If so, then you've been through much longer periods of time between game-changing product releases. For instance, the iPod was released in October 2001. The first iPhone wasn't released for 5.5 years in June 2007. The iPad came 2.75 years later in March 2010, but remember it was actually in development before the iPhone. I doubt even if Steve Jobs had lived that we'd have seen another game changer by now. I don't see the TV as a game changer. First of all, it's a much smaller market than the mobile phone market. Second, TVs aren't the kind of thing that people buy every year or two (even in the analog days phone upgrades were common). It's the same with watches. Technology, although it changes rapidly, moves in fits and starts. We had an explosion of new products, from Apple and others, in the early 2000s. Now we are in a period of enhancement rather than introduction of radical new products. Seriously, how much changed between Apple in 1997 and Apple in October 2001? Sure, Apple released some improvements to the Mac line, but nothing was really "revolutionary." Even the original iPod had a ho-hum reception (it was a pricey, Mac-only accessory) for the first year or so.
At this point we aren't even talking about "above market" growth, we are talking essentially no growth, or actually for several recent quarters, negative growth. So I can't agree with your "yes or no" appraisal. Yes, the game is growth. Full stop. I didn't make any reference to Steve Jobs, so I am not as you might imagine one of those people who blames Tim Cook. The game has become steadily more difficult for Apple but they have won at it by pulling rabbits out of their magic hat, one after another. This is what they do, this is what people expect them to do. Regularly.

You can talk about other product intervals, but these are essentially meaningless comparisons. When facing competition of the kind they are now in their key markets they simply have to move faster, or they will not only find that their earnings are not growing, but that consumers will look elsewhere for visionary products.

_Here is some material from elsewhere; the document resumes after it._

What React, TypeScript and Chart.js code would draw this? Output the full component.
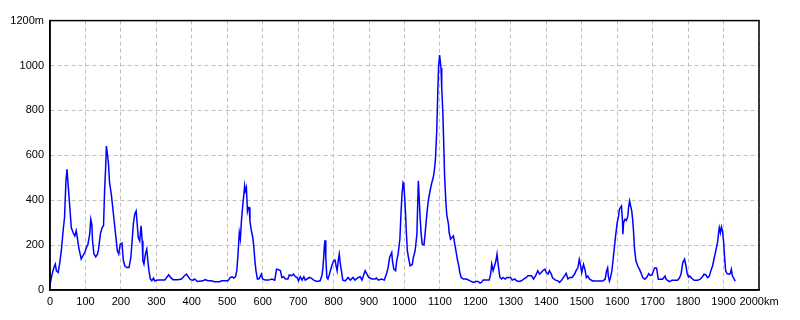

What happened at Apple between 1997 and 2001 is, as we know now, they became committed to making the next big thing, and the next big thing after that, and the next big thing after that. I don't believe that these big things are at an end, or should even be at a pause, and despite keeping up with the rumors as a matter of sport, I know that most of them miss the real events by a mile. At the same time, I am not an apologist for Apple. If it looks like their feet are dragging, I will say so -- as both fan of the company for 30+ years, and an investor for more than half that time. I am neither because I think they make nice, evolutionary products. I expect them to continue to make the totally unexpected, completely real. This is the company and culture that Steve Jobs built, and I expect Apple to be that company for years to come.

Others are entitled to lower expectations. I just don't understand them.
Score: 1 Votes (Like | Disagree)
IJ Reilly Avatar
138 months ago
Patient?! LOL. It's been less than four years since the iPad. I guess for a speculator such as yourself that's a long time indeed. For us investors, it's nothing. We waited four years between the iMac and the iPod and 6 years between the iPod and the iPhone (not to mention 17 years between the original Mac OS and OS X). We've been reward well for our patience. As for the speculators, some of them win, some of them lose. I don't shed a tear for any of them.
Four years is an eternity in consumer products, especially in technology, and that 17 year wait you speak of so cavalierly nearly killed the company, so that analogy is about as scary as they come. Apple has real, serious competition in the two markets they most recently pioneered, and that is why we've seen this flatlining of the company's earnings growth. If I didn't think that more was coming and fairly soon I'd be a former investor, but I think it's more than clear that they have to move more quickly than they have over the last few years, lest this become a trend.
Score: 1 Votes (Like | Disagree)
512ke Avatar
138 months ago
Even if Apple has NO growth it will be better than the DECLINE Samsung just reported.

Apple is killing right now. Increasing sales. Share. And margins.